**REQUIREMENTS**
Carry none of the pictures over; set down the material below exactly.

** start of DATASET EXCERPT **

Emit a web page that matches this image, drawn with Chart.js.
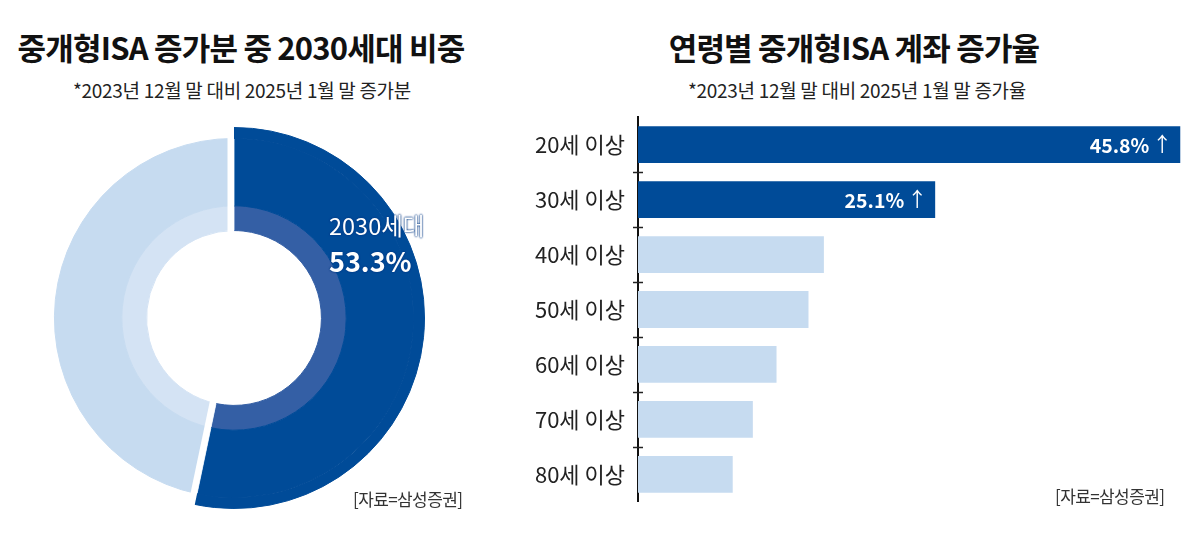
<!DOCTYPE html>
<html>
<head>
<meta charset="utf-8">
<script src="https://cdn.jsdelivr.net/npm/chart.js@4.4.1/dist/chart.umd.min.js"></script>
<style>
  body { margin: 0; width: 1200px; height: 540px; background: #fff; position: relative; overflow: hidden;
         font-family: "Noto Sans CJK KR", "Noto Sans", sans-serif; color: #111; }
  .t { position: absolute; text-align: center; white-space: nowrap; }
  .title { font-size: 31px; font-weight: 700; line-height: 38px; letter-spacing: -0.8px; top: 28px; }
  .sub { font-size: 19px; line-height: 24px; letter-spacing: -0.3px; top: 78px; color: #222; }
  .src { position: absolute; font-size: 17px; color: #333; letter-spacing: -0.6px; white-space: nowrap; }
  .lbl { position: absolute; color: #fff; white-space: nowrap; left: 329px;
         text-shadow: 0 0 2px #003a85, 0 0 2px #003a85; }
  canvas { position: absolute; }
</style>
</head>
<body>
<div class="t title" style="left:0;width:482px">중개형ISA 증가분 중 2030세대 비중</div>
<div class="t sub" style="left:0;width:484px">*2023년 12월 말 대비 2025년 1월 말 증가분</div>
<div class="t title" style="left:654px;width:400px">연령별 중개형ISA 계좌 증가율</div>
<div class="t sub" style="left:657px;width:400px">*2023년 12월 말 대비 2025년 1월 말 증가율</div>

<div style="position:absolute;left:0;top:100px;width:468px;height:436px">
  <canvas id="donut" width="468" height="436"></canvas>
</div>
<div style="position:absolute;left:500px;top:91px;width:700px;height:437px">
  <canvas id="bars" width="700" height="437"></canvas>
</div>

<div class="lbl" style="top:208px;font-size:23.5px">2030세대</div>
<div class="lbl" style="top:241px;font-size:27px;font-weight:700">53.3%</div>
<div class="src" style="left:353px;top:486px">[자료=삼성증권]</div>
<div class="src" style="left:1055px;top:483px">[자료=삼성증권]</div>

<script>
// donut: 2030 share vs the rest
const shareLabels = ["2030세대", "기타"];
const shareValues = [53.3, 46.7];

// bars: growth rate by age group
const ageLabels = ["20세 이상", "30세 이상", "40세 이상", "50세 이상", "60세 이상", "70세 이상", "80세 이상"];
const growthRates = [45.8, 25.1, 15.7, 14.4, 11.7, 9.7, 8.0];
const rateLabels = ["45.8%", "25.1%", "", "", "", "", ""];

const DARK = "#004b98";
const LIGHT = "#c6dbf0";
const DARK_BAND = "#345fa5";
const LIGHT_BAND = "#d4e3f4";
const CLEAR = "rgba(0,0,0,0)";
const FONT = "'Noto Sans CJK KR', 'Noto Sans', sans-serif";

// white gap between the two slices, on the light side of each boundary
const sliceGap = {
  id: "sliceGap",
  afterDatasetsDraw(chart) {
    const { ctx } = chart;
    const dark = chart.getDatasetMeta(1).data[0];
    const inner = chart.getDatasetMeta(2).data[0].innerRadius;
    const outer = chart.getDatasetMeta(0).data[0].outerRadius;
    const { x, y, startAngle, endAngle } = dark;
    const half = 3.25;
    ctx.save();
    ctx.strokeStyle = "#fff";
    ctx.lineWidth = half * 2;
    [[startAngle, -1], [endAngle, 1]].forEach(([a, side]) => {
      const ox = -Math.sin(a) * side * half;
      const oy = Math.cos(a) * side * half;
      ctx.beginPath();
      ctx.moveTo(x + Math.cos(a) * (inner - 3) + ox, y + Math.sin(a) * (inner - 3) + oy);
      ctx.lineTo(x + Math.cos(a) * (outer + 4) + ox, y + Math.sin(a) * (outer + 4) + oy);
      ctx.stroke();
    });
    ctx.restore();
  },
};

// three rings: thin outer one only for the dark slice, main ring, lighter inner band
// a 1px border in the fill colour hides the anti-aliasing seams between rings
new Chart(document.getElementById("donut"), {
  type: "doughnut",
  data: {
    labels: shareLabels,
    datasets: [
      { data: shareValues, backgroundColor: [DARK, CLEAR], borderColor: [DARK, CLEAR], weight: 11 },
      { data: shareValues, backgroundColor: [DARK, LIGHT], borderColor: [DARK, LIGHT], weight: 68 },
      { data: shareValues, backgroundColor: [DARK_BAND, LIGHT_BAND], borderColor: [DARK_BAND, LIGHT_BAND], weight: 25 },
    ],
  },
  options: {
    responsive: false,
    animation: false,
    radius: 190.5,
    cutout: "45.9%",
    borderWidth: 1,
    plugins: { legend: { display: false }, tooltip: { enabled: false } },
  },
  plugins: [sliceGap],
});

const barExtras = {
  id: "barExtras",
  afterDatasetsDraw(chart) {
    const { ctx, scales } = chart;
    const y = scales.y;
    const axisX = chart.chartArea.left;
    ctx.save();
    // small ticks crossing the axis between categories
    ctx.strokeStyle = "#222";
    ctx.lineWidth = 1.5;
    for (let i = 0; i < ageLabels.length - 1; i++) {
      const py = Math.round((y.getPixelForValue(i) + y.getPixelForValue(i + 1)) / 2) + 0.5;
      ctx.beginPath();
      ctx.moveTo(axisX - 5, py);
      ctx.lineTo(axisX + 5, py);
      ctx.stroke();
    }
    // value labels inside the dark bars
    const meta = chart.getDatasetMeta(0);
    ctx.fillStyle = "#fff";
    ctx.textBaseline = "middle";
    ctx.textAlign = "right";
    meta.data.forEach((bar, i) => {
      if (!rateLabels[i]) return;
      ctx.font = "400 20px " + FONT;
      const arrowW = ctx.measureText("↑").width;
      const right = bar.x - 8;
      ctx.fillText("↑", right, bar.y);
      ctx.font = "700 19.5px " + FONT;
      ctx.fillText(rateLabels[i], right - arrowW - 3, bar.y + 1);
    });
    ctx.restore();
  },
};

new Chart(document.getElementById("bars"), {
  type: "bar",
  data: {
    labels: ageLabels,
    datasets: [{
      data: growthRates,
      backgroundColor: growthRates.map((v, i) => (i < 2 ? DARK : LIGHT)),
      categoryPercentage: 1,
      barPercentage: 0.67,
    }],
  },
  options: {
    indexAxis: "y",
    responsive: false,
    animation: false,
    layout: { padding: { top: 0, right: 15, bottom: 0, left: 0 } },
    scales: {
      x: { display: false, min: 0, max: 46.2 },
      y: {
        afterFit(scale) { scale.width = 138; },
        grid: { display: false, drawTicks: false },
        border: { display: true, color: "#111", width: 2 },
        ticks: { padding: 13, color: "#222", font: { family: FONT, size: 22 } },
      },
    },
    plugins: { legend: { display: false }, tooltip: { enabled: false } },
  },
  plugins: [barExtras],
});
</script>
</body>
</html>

** end of DATASET EXCERPT **

**COMPLETE RESPONSE**
Emit a web page that matches this image, drawn with Chart.js.
<!DOCTYPE html>
<html>
<head>
<meta charset="utf-8">
<script src="https://cdn.jsdelivr.net/npm/chart.js@4.4.1/dist/chart.umd.min.js"></script>
<style>
  body { margin: 0; width: 1200px; height: 540px; background: #fff; position: relative; overflow: hidden;
         font-family: "Noto Sans CJK KR", "Noto Sans", sans-serif; color: #111; }
  .t { position: absolute; text-align: center; white-space: nowrap; }
  .title { font-size: 31px; font-weight: 700; line-height: 38px; letter-spacing: -0.8px; top: 28px; }
  .sub { font-size: 19px; line-height: 24px; letter-spacing: -0.3px; top: 78px; color: #222; }
  .src { position: absolute; font-size: 17px; color: #333; letter-spacing: -0.6px; white-space: nowrap; }
  .lbl { position: absolute; color: #fff; white-space: nowrap; left: 329px;
         text-shadow: 0 0 2px #003a85, 0 0 2px #003a85; }
  canvas { position: absolute; }
</style>
</head>
<body>
<div class="t title" style="left:0;width:482px">중개형ISA 증가분 중 2030세대 비중</div>
<div class="t sub" style="left:0;width:484px">*2023년 12월 말 대비 2025년 1월 말 증가분</div>
<div class="t title" style="left:654px;width:400px">연령별 중개형ISA 계좌 증가율</div>
<div class="t sub" style="left:657px;width:400px">*2023년 12월 말 대비 2025년 1월 말 증가율</div>

<div style="position:absolute;left:0;top:100px;width:468px;height:436px">
  <canvas id="donut" width="468" height="436"></canvas>
</div>
<div style="position:absolute;left:500px;top:91px;width:700px;height:437px">
  <canvas id="bars" width="700" height="437"></canvas>
</div>

<div class="lbl" style="top:208px;font-size:23.5px">2030세대</div>
<div class="lbl" style="top:241px;font-size:27px;font-weight:700">53.3%</div>
<div class="src" style="left:353px;top:486px">[자료=삼성증권]</div>
<div class="src" style="left:1055px;top:483px">[자료=삼성증권]</div>

<script>
// donut: 2030 share vs the rest
const shareLabels = ["2030세대", "기타"];
const shareValues = [53.3, 46.7];

// bars: growth rate by age group
const ageLabels = ["20세 이상", "30세 이상", "40세 이상", "50세 이상", "60세 이상", "70세 이상", "80세 이상"];
const growthRates = [45.8, 25.1, 15.7, 14.4, 11.7, 9.7, 8.0];
const rateLabels = ["45.8%", "25.1%", "", "", "", "", ""];

const DARK = "#004b98";
const LIGHT = "#c6dbf0";
const DARK_BAND = "#345fa5";
const LIGHT_BAND = "#d4e3f4";
const CLEAR = "rgba(0,0,0,0)";
const FONT = "'Noto Sans CJK KR', 'Noto Sans', sans-serif";

// white gap between the two slices, on the light side of each boundary
const sliceGap = {
  id: "sliceGap",
  afterDatasetsDraw(chart) {
    const { ctx } = chart;
    const dark = chart.getDatasetMeta(1).data[0];
    const inner = chart.getDatasetMeta(2).data[0].innerRadius;
    const outer = chart.getDatasetMeta(0).data[0].outerRadius;
    const { x, y, startAngle, endAngle } = dark;
    const half = 3.25;
    ctx.save();
    ctx.strokeStyle = "#fff";
    ctx.lineWidth = half * 2;
    [[startAngle, -1], [endAngle, 1]].forEach(([a, side]) => {
      const ox = -Math.sin(a) * side * half;
      const oy = Math.cos(a) * side * half;
      ctx.beginPath();
      ctx.moveTo(x + Math.cos(a) * (inner - 3) + ox, y + Math.sin(a) * (inner - 3) + oy);
      ctx.lineTo(x + Math.cos(a) * (outer + 4) + ox, y + Math.sin(a) * (outer + 4) + oy);
      ctx.stroke();
    });
    ctx.restore();
  },
};

// three rings: thin outer one only for the dark slice, main ring, lighter inner band
// a 1px border in the fill colour hides the anti-aliasing seams between rings
new Chart(document.getElementById("donut"), {
  type: "doughnut",
  data: {
    labels: shareLabels,
    datasets: [
      { data: shareValues, backgroundColor: [DARK, CLEAR], borderColor: [DARK, CLEAR], weight: 11 },
      { data: shareValues, backgroundColor: [DARK, LIGHT], borderColor: [DARK, LIGHT], weight: 68 },
      { data: shareValues, backgroundColor: [DARK_BAND, LIGHT_BAND], borderColor: [DARK_BAND, LIGHT_BAND], weight: 25 },
    ],
  },
  options: {
    responsive: false,
    animation: false,
    radius: 190.5,
    cutout: "45.9%",
    borderWidth: 1,
    plugins: { legend: { display: false }, tooltip: { enabled: false } },
  },
  plugins: [sliceGap],
});

const barExtras = {
  id: "barExtras",
  afterDatasetsDraw(chart) {
    const { ctx, scales } = chart;
    const y = scales.y;
    const axisX = chart.chartArea.left;
    ctx.save();
    // small ticks crossing the axis between categories
    ctx.strokeStyle = "#222";
    ctx.lineWidth = 1.5;
    for (let i = 0; i < ageLabels.length - 1; i++) {
      const py = Math.round((y.getPixelForValue(i) + y.getPixelForValue(i + 1)) / 2) + 0.5;
      ctx.beginPath();
      ctx.moveTo(axisX - 5, py);
      ctx.lineTo(axisX + 5, py);
      ctx.stroke();
    }
    // value labels inside the dark bars
    const meta = chart.getDatasetMeta(0);
    ctx.fillStyle = "#fff";
    ctx.textBaseline = "middle";
    ctx.textAlign = "right";
    meta.data.forEach((bar, i) => {
      if (!rateLabels[i]) return;
      ctx.font = "400 20px " + FONT;
      const arrowW = ctx.measureText("↑").width;
      const right = bar.x - 8;
      ctx.fillText("↑", right, bar.y);
      ctx.font = "700 19.5px " + FONT;
      ctx.fillText(rateLabels[i], right - arrowW - 3, bar.y + 1);
    });
    ctx.restore();
  },
};

new Chart(document.getElementById("bars"), {
  type: "bar",
  data: {
    labels: ageLabels,
    datasets: [{
      data: growthRates,
      backgroundColor: growthRates.map((v, i) => (i < 2 ? DARK : LIGHT)),
      categoryPercentage: 1,
      barPercentage: 0.67,
    }],
  },
  options: {
    indexAxis: "y",
    responsive: false,
    animation: false,
    layout: { padding: { top: 0, right: 15, bottom: 0, left: 0 } },
    scales: {
      x: { display: false, min: 0, max: 46.2 },
      y: {
        afterFit(scale) { scale.width = 138; },
        grid: { display: false, drawTicks: false },
        border: { display: true, color: "#111", width: 2 },
        ticks: { padding: 13, color: "#222", font: { family: FONT, size: 22 } },
      },
    },
    plugins: { legend: { display: false }, tooltip: { enabled: false } },
  },
  plugins: [barExtras],
});
</script>
</body>
</html>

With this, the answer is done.